As for Zitkala-Sa, we only discussed her autobiographical essays briefly. Stemming from a student's question about Zitkala-Sa's name, which she gave herself and made known, as she says, across the globe, we came to see Zitkala-Sa as an important early-twentieth-century Native America leader and a women's rights activist whose work is significant across cultures. She portrays her younger self as a budding activist, as she describes her autonomous thinking, her willful nature, her "spirited" youthful activity, and her defiance of senseless reprimands and instructions. While she is forthright and willful, she also presents herself as a young person with a deep respect for her traditional Native ways, which she portrays as superior to the ways of the white schoolmasters and mistresses at White's Manual Institution. In her remembrance of her childhood days in South Dakota, she goes to significant lengths to reveal her mother as a woman who respected her young daughter and expected her, trusted her, to make adult decisions regarding many different things, from treatment of elders, to the creation of original beadwork designs, to the critically important decision of whether or not to leave her mother to attend boarding school. Her mother allows her young daughter to make all of these decision herself and reap the rewards or endure the painful consequences.

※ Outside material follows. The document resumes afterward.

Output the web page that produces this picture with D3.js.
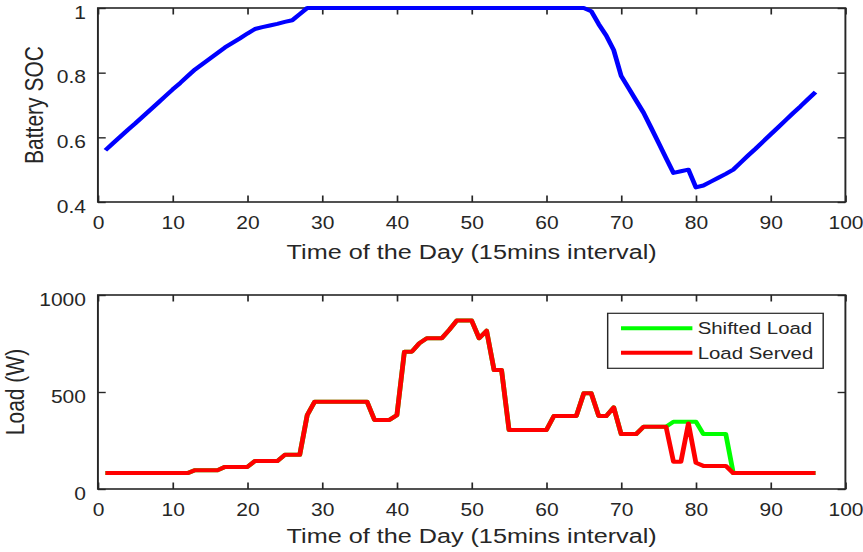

As a result of being raised to be independent-minded, Zitkala-Sa immediately encounters difficulties with the strict nature of the boarding school even though, within a few years, she distinguishes herself as among the most excellent students, particularly in oratory (suggesting that she came to terms with the authoritative rule-driven routine in the school). But, in the autobiographical essays you read, we see a young Gertrude (her given name) struggling in the boarding school context, missing her mother, and wondering about the harsh treatment the young Native children in the school receive and the dissonance between the words in the Christian bible and the action of those who supposedly embraced these Christian principles.

So, reflect on the poems of Wheatley as, quite possibly, resistance texts, and on Zitkala-Sa's essays as obviously so.